Whole Life Insurance
What is Whole Life Insurance – The Basics
Whole life insurance is permanent insurance offering coverage for your whole lifetime, that has the added benefit of building a cash value you can access for funds pre or post retirement. Whole life policies are an excellent way to protect and shelter assets so they can be passed on to future generations.
There are several ways to structure the premium payments for a whole life policy: The most common in our experience is life pay (meaning you pay premiums your entire life and when you pass away there will be a one-time payment to your listed beneficiaries), with many companies offering 20 pay where you pay premiums for 20 years and then the policy is considered “paid up”, and limited pay where you pay premiums for 10 years and the policy is considered “paid up”. Keep in mind the shorter the premium payment period the more expensive the premium will be.
Guaranteed Cash Value
One of the incredible benefits of a whole life insurance policy is that you build a guaranteed cash value over time as a portion of your deposits go to pay the cost of insurance and the rest go to build the cash value. This cash value acts as an investment like savings account that you can withdraw money from it in the form of a policy loan.
The cash value will grow tax deferred much like in a registered retirement savings plan, the big difference is when you want to withdraw that money rather than withdrawing it directly from the policy and incurring some taxable gain, you will structure the withdrawal as a policy loan therefore incurring no taxable gain and requiring no approval from a bank.
Participating vs non-Participating Policies
When setting up a whole life policy you typically have two options, participate in dividend payments or don’t. A policy that is non-participating will not receive any dividend payments from the insurance company and is essentially the discount version of a whole life policy, the premium will typically be less but the policy will also be less valuable as an asset. Think of a participating insurance policy as an investment and insurance policy wrapped in one. You will participate in the annual dividend payment of the insurance company you choose to place your policy with and will benefit from an increased cash value.

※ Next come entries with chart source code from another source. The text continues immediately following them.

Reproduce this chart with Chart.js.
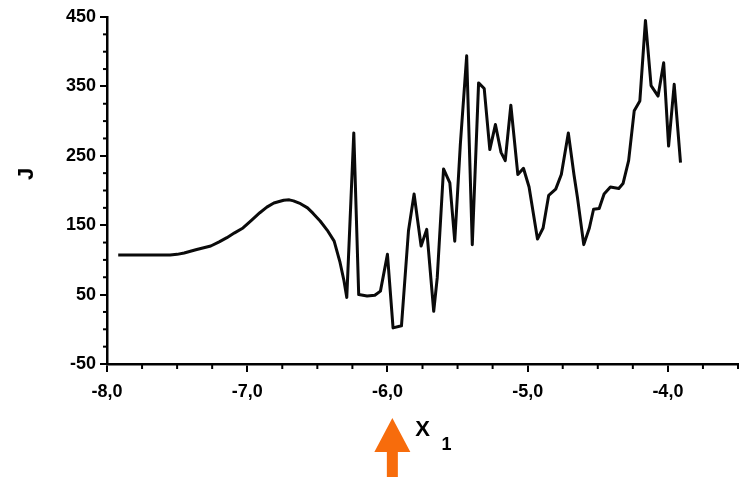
<!DOCTYPE html>
<html>
<head>
<meta charset="utf-8">
<script src="https://cdn.jsdelivr.net/npm/chart.js@4.4.1/dist/chart.umd.min.js"></script>
<style>
  html, body { margin: 0; padding: 0; background: #fff; }
  canvas { display: block; }
</style>
</head>
<body>
<canvas id="jChart" width="746" height="477"></canvas>
<script>
// values
const xVals = [
  -7.92, -7.55, -7.50, -7.45, -7.36, -7.26, -7.20, -7.145, -7.09, -7.03,
  -6.97, -6.91, -6.86, -6.81, -6.74, -6.70, -6.67, -6.62, -6.57, -6.53,
  -6.48, -6.43, -6.38, -6.34, -6.31, -6.29, -6.24, -6.205, -6.145,
  -6.09, -6.05, -6.00, -5.96, -5.90, -5.85, -5.81, -5.76, -5.72, -5.67,
  -5.645, -5.60, -5.555, -5.52, -5.48, -5.435, -5.395, -5.35, -5.31, -5.27,
  -5.23, -5.19, -5.16, -5.12, -5.07, -5.03, -4.99, -4.93, -4.89, -4.85,
  -4.80, -4.76, -4.71, -4.67, -4.645, -4.60, -4.56, -4.53, -4.49, -4.455,
  -4.41, -4.35, -4.32, -4.28, -4.24, -4.20, -4.16, -4.12, -4.07, -4.03,
  -3.995, -3.955, -3.91
];
const jVals = [
  107, 107, 108, 110, 115, 120, 126, 132, 139, 146,
  157, 168, 176, 182, 186, 186.5, 185, 181, 175, 167,
  156, 143, 127, 98, 70, 46, 283, 50, 48,
  49, 55, 108, 2, 5, 142, 195, 120, 144, 26,
  74, 231, 211, 127, 267, 394, 122, 355, 347, 259,
  295, 255, 243, 323, 223, 232, 205, 130, 146, 193,
  202, 223, 283, 223, 190, 122, 146, 173, 174, 195,
  205, 203, 210, 243, 315, 329, 445, 351, 336, 384,
  264, 353, 240
];
const xMajorTicks = [-8, -7, -6, -5, -4];
const yMajorTicks = [-50, 50, 150, 250, 350, 450];
const xMinorStep = 0.25;
const yMinorStep = 25;
const arrowAt = -5.965;

const points = xVals.map((x, i) => ({ x: x, y: jVals[i] }));

// minor ticks, J, subscript and the orange arrow
const extras = {
  id: "extras",
  afterDraw(chart) {
    const ctx = chart.ctx;
    const xs = chart.scales.x;
    const ys = chart.scales.y;
    const area = chart.chartArea;
    ctx.save();
    ctx.strokeStyle = "#000";
    ctx.lineWidth = 2;
    for (let v = xs.min; v <= xs.max + 1e-9; v += xMinorStep) {
      if (xMajorTicks.some(t => Math.abs(t - v) < 1e-6)) continue;
      const px = xs.getPixelForValue(v);
      ctx.beginPath();
      ctx.moveTo(px, area.bottom);
      ctx.lineTo(px, area.bottom + 5);
      ctx.stroke();
    }
    for (let v = ys.min; v <= ys.max + 1e-9; v += yMinorStep) {
      if (yMajorTicks.some(t => Math.abs(t - v) < 1e-6)) continue;
      const py = ys.getPixelForValue(v);
      ctx.beginPath();
      ctx.moveTo(area.left - 4, py);
      ctx.lineTo(area.left + 1, py);
      ctx.stroke();
    }

    // J
    ctx.fillStyle = "#000";
    ctx.font = "bold 22px 'Liberation Sans', Arial, sans-serif";
    ctx.textAlign = "center";
    ctx.textBaseline = "middle";
    ctx.save();
    ctx.translate(27, ys.getPixelForValue(224));
    ctx.rotate(-Math.PI / 2);
    ctx.fillText("J", 0, 0);
    ctx.restore();

    // subscript of X
    ctx.font = "bold 18px 'Liberation Sans', Arial, sans-serif";
    ctx.textAlign = "left";
    ctx.textBaseline = "alphabetic";
    ctx.fillText("1", (xs.left + xs.right) / 2 + 19, area.bottom + 86);

    // arrow
    const ax = xs.getPixelForValue(arrowAt);
    const tip = area.bottom + 54;
    const base = tip + 34;
    ctx.fillStyle = "#f76c0c";
    ctx.beginPath();
    ctx.moveTo(ax, tip);
    ctx.lineTo(ax + 18, base);
    ctx.lineTo(ax + 5.5, base);
    ctx.lineTo(ax + 5.5, chart.height);
    ctx.lineTo(ax - 5.5, chart.height);
    ctx.lineTo(ax - 5.5, base);
    ctx.lineTo(ax - 18, base);
    ctx.closePath();
    ctx.fill();
    ctx.restore();
  }
};

const tickFont = { family: "'Liberation Sans', Arial, sans-serif", size: 18, weight: "bold" };

new Chart(document.getElementById("jChart"), {
  type: "line",
  data: {
    datasets: [{
      data: points,
      borderColor: "#0a0a0a",
      borderWidth: 3,
      borderJoinStyle: "round",
      pointRadius: 0,
      tension: 0,
      fill: false
    }]
  },
  options: {
    responsive: false,
    animation: false,
    layout: { padding: { top: 17, right: 8, left: 0, bottom: 0 } },
    plugins: {
      legend: { display: false },
      tooltip: { enabled: false }
    },
    scales: {
      x: {
        type: "linear",
        min: -8,
        max: -3.5,
        afterFit: s => { s.height = 113; },
        afterBuildTicks: s => { s.ticks = xMajorTicks.map(v => ({ value: v })); },
        ticks: {
          color: "#000",
          font: tickFont,
          padding: 9,
          maxRotation: 0,
          callback: v => v.toFixed(1).replace(".", ",")
        },
        grid: { drawOnChartArea: false, tickLength: 8, color: "#000", lineWidth: 2 },
        border: { color: "#000", width: 2.5 },
        title: {
          display: true,
          text: "X",
          color: "#000",
          font: { family: "'Liberation Sans', Arial, sans-serif", size: 22, weight: "bold" },
          padding: { top: 0, bottom: 34 }
        }
      },
      y: {
        min: -50,
        max: 450,
        afterFit: s => { s.width = 107; },
        afterBuildTicks: s => { s.ticks = yMajorTicks.map(v => ({ value: v })); },
        ticks: { color: "#000", font: tickFont, padding: 4 },
        grid: { drawOnChartArea: false, tickLength: 7, color: "#000", lineWidth: 2 },
        border: { color: "#000", width: 2.5 }
      }
    }
  },
  plugins: [extras]
});
</script>
</body>
</html>
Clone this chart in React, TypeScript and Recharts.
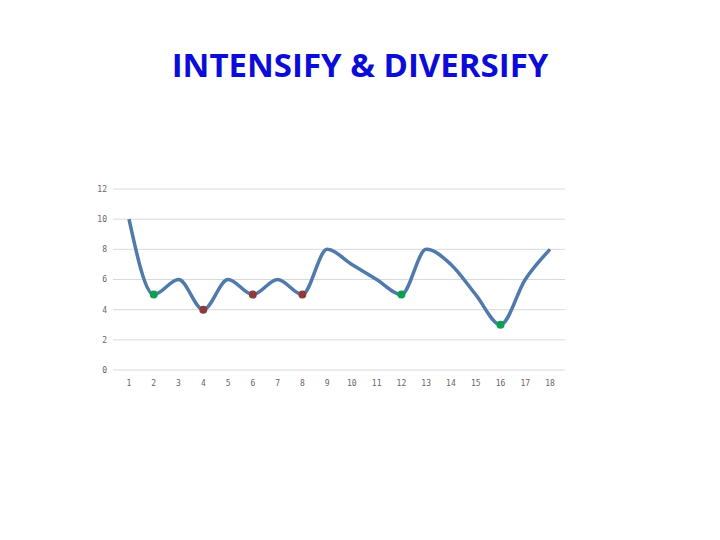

Benefits of Whole Life Insurance
1. Guaranteed Cash Value are one of the big benefits of a whole life insurance policy. The guaranteed amount will be set out at the time you put the policy in place
2. The premium payments are fixed.
3. When the policy is structured to be participating you will benefit from annual dividend payments you can use to buy paid up insurance, add to your cash value, or withdraw from the policy.
4. When you decide to retire you can withdraw the cash value by taking a policy loan from the company the policy is placed with, or by getting a third party loan secured against the cash value.
Draw Backs of Whole Life Insurance
1. Whole Life policies are more expensive than a Term Policy as the intent is at some point the policy will make a death benefit payment to your beneficiaries and, the insurance never expires.
2. These policies have many ways they can be set up and it is very important to make sure you work with your insurance expert closely to ensure the policy is set up properly to avoid taxation and work for you the way you intend it to.
3. Compared to the stock market in recent years (as of 2022) the return on a whole life policy will be relatively small.
4. Dividends are not guaranteed and change over time, if they increase this will be good for the growth of a participating policy, if they decrease this will negatively affect your cash value growth and you may not get the value out of the policy you expected.
Adding a whole life insurance policy to your portfolio can create opportunities for tax efficient income before and during retirement, but need to be reviewed carefully to ensure they are structured correctly as this is a complex product. Whole Life policies are also used to create inter-generational wealth by listing your children as beneficiaries, when you pass away the money will transfer to them on a tax-free basis. Adding a whole life insurance policy to your portfolio can be a complex strategy and is not right for everyone.